À l’autre extrême de la sacralisation de la consommation se trouve la transformation du sacré lui-même en consommation : la vidange de sens des valeurs et symboles religieux, réintroduits dans la logique marchande. Voir nos désirs, nos idéaux, nos valeurs essentielles ce qui constitue le port le plus sûr de l’être humain associés à la consommation est profondément douloureux, mais hélas réel. Le « tourisme religieux » n’en est que l’exemple le plus innocent ; le reste, vous le savez déjà, se déroule sous nos yeux.

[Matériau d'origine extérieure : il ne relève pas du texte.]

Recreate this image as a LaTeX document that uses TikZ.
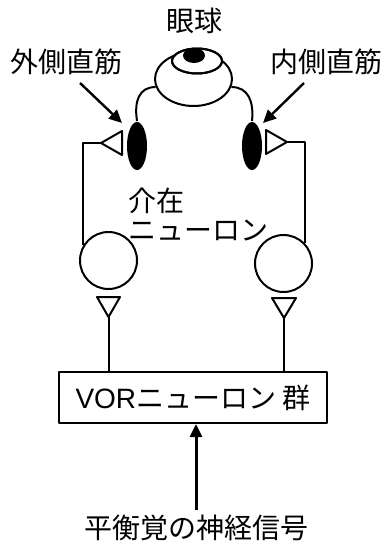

Que faire alors, comment agir ? C’est sans doute la question la plus difficile. Car nous sommes tous les enfants d’un temps qui s’écoule en dehors de nous tout en nous englobant. Mais en tant qu’êtres humains, nous disposons toujours comme dans chaque époque historique de possibilités offertes par notre libre arbitre, aussi limité soit-il. Ces possibilités se résument à la critique et à l’autocritique. Nous devons garder ce fouet à portée de main, afin de stimuler ou de contenir le cheval du temps. Honorer notre condition d’êtres dotés de libre arbitre, comprendre la forme que prend aujourd’hui l’épreuve humaine et agir en conséquence, voilà ce à quoi nous sommes tenus.